UPDATE 1-Fed's Poole: too much transparency clouds message

ST. LOUIS, Oct 19 (Reuters) - St. Louis Federal Reserve President William Poole on Friday said that it was possible to be too transparent when trying to communicate with the public.

"Transparency can really interfere with sending the message," Poole told a conference hosted by the St Louis Fed.

"Everything that we do and say is going to be read by the market as having something to do with (our) price-setter responsibility (as) the central bank," he said.

"You have to explain what the message is, why you are doing it, what do you want people to conclude from it.

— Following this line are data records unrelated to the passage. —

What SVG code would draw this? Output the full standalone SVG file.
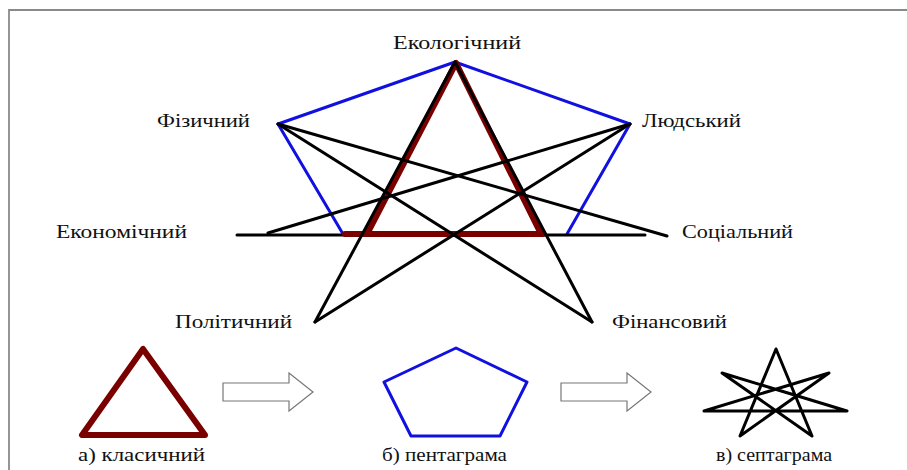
<svg xmlns="http://www.w3.org/2000/svg" width="907" height="470" viewBox="0 0 907 470">
<style>
  text { font-family: "Liberation Serif", "Times New Roman", serif; font-size: 18px; fill: #111; }
  .blue { stroke: #1010e0; stroke-width: 3; fill: none; stroke-linejoin: round; stroke-linecap: round; }
  .blk { stroke: #000; stroke-width: 3; fill: none; stroke-linecap: round; }
  .mar { stroke: #7a0000; stroke-width: 6; fill: none; stroke-linejoin: round; stroke-linecap: round; }
  .arrow { fill: #fff; stroke: #777; stroke-width: 1.2; }
  .border { stroke: #8a8a8a; stroke-width: 1.8; fill: none; }
</style>
<rect width="907" height="470" fill="#fff"/>
<path class="border" d="M9,470 V10 H907"/>

<!-- main figure -->
<g id="pentagon-blue">
  <polyline class="blue" points="343,234 278,124 455,62 630,124 567,234"/>
</g>
<g id="connectors">
  <line class="blk" x1="237" y1="235" x2="645" y2="235"/>
</g>
<g id="triangle-maroon">
  <polygon class="mar" points="456,63 367,234 541,234"/>
  <line class="mar" x1="345" y1="234" x2="543" y2="234"/>
</g>
<g id="connectors-heptagram">
  <line class="blk" x1="455" y1="62" x2="315" y2="322"/>
  <line class="blk" x1="455" y1="62" x2="592" y2="322"/>
  <line class="blk" x1="630" y1="124" x2="315" y2="322"/>
  <line class="blk" x1="630" y1="124" x2="268" y2="233"/>
  <line class="blk" x1="278" y1="124" x2="667" y2="236"/>
  <line class="blk" x1="278" y1="124" x2="592" y2="322"/>
</g>

<g id="node-ekolohichnyi"><text x="393" y="49" textLength="128" lengthAdjust="spacingAndGlyphs">Екологічний</text></g>
<g id="node-fizychnyi"><text x="157" y="127" textLength="93" lengthAdjust="spacingAndGlyphs">Фізичний</text></g>
<g id="node-liudskyi"><text x="642" y="127" textLength="99" lengthAdjust="spacingAndGlyphs">Людський</text></g>
<g id="node-ekonomichnyi"><text x="56" y="238" textLength="131" lengthAdjust="spacingAndGlyphs">Економічний</text></g>
<g id="node-sotsialnyi"><text x="682" y="238" textLength="111" lengthAdjust="spacingAndGlyphs">Соціальний</text></g>
<g id="node-politychnyi"><text x="175" y="328" textLength="117" lengthAdjust="spacingAndGlyphs">Політичний</text></g>
<g id="node-finansovyi"><text x="612" y="328" textLength="115" lengthAdjust="spacingAndGlyphs">Фінансовий</text></g>

<!-- bottom row -->
<g id="fig-a">
  <polygon class="mar" points="143,349 82,435 205,435"/>
  <text x="78" y="461" textLength="127" lengthAdjust="spacingAndGlyphs">а) класичний</text>
</g>
<g id="arrow-1">
  <path class="arrow" d="M223,383 H289 V373 L313,392 L289,411 V401 H223 Z"/>
</g>
<g id="fig-b">
  <polygon class="blue" points="456,348 527,382 500,436 411,436 384,382"/>
  <text x="382" y="461" textLength="125" lengthAdjust="spacingAndGlyphs">б) пентаграма</text>
</g>
<g id="arrow-2">
  <path class="arrow" d="M561,383 H627 V373 L651,392 L627,411 V401 H561 Z"/>
</g>
<g id="fig-c">
  <path class="blk" stroke-linejoin="round" d="M776,349 L812,436 L722,373 L847,411 L704,411 L829,373 L740,436 Z"/>
  <text x="716" y="461" textLength="116" lengthAdjust="spacingAndGlyphs">в) септаграма</text>
</g>
</svg>
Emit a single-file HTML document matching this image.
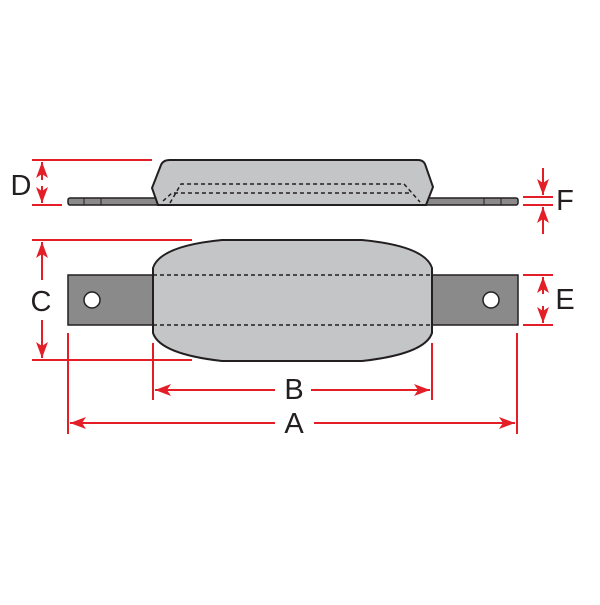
<!DOCTYPE html>
<html><head><style>body{margin:0;background:#fff}</style></head><body>
<svg width="600" height="600" viewBox="0 0 600 600" xmlns="http://www.w3.org/2000/svg">
<defs>
<marker id="ar" viewBox="0 0 16 12" refX="16" refY="6" markerWidth="16" markerHeight="12" markerUnits="userSpaceOnUse" orient="auto"><path d="M0,0 L16,6 L0,12 L4,6 z" fill="#e41e26"/></marker>
</defs>
<!-- top view -->
<rect x="68" y="198" width="450" height="7" rx="2" fill="#8a8a8a" stroke="#231f20" stroke-width="1.5"/>
<line x1="84" y1="198" x2="84" y2="205" stroke="#231f20"/>
<line x1="101" y1="198" x2="101" y2="205" stroke="#231f20"/>
<line x1="484" y1="198" x2="484" y2="205" stroke="#231f20"/>
<line x1="501" y1="198" x2="501" y2="205" stroke="#231f20"/>
<path d="M158,205 L152,188 L161,165 Q163,160 170,160 L418,160 Q423,160 425,164 L433,187 L426,205 Z" fill="#c4c5c7" stroke="#231f20" stroke-width="2"/>
<g fill="none" stroke="#231f20" stroke-width="1.5" stroke-dasharray="4,3">
<path d="M170,203 L181,184 L404,184 L420,202"/>
<path d="M163,201 L172,193 L412,193"/>
</g>
<!-- bottom view -->
<rect x="68" y="275" width="450" height="50" fill="#8a8a8a" stroke="#231f20" stroke-width="1.5"/>
<circle cx="92" cy="300" r="8" fill="#fff" stroke="#231f20" stroke-width="1.5"/>
<circle cx="491" cy="300" r="8" fill="#fff" stroke="#231f20" stroke-width="1.5"/>
<path d="M153,268 Q160,246 222,240 L362,240 Q425,246 432,268 L432,333 Q425,354 362,361 L222,361 Q160,354 153,333 Z" fill="#c4c5c7" stroke="#231f20" stroke-width="2"/>
<line x1="153" y1="275" x2="432" y2="275" stroke="#231f20" stroke-width="1.5" stroke-dasharray="4,3"/>
<line x1="153" y1="325" x2="432" y2="325" stroke="#231f20" stroke-width="1.5" stroke-dasharray="4,3"/>
<!-- dimensions -->
<g stroke="#e41e26" stroke-width="2" fill="none">
<line x1="32" y1="160" x2="152" y2="160"/><line x1="32" y1="205" x2="62" y2="205"/>
<line x1="42" y1="180" x2="42" y2="162" marker-end="url(#ar)"/>
<line x1="42" y1="186" x2="42" y2="203" marker-end="url(#ar)"/>
<line x1="32" y1="240" x2="192" y2="240"/><line x1="32" y1="360" x2="192" y2="360"/>
<line x1="42" y1="280" x2="42" y2="242" marker-end="url(#ar)"/>
<line x1="42" y1="320" x2="42" y2="358" marker-end="url(#ar)"/>
<line x1="153" y1="343" x2="153" y2="400"/><line x1="432" y1="343" x2="432" y2="400"/>
<line x1="275" y1="390" x2="155" y2="390" marker-end="url(#ar)"/>
<line x1="311" y1="390" x2="430" y2="390" marker-end="url(#ar)"/>
<line x1="68" y1="333" x2="68" y2="434"/><line x1="517" y1="333" x2="517" y2="434"/>
<line x1="275" y1="423" x2="70" y2="423" marker-end="url(#ar)"/>
<line x1="314" y1="423" x2="515" y2="423" marker-end="url(#ar)"/>
<line x1="523" y1="275" x2="553" y2="275"/><line x1="523" y1="325" x2="553" y2="325"/>
<line x1="543" y1="294" x2="543" y2="277" marker-end="url(#ar)"/>
<line x1="543" y1="306" x2="543" y2="323" marker-end="url(#ar)"/>
<line x1="523" y1="197" x2="553" y2="197"/><line x1="523" y1="205" x2="553" y2="205"/>
<line x1="543" y1="168" x2="543" y2="195" marker-end="url(#ar)"/>
<line x1="543" y1="234" x2="543" y2="207" marker-end="url(#ar)"/>
</g>
<g font-family="Liberation Sans, sans-serif" font-size="29" fill="#231f20" text-anchor="middle">
<text x="21" y="195">D</text>
<text x="41" y="311">C</text>
<text x="294" y="399">B</text>
<text x="294" y="433">A</text>
<text x="565" y="309">E</text>
<text x="565" y="210">F</text>
</g>
</svg>
</body></html>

You just don't just throw a whole (out a) bunch of raw data," he said. "That does not create genuine communication."

Poole, a voting member of the Fed's interest rate-setting committee this year, was speaking at a monetary policy conference in his honor before his retirement in March.

"You might ask if it would be more useful to release (the Fed's forecast) on a quarterly basis, or a monthly basis, or every FOMC (Federal Open Market Committee) meeting, and you might come to a judgment that some interval more often than semi-annual might be worthwhile," he said.

He stressed that if that were the case, it should be done in the context of explaining the central bank's message.

The Fed is currently reviewing how it communicates with the public, including whether this task would be aided by adopting an explicit numerical inflation target, something that Poole has long ardently advocated.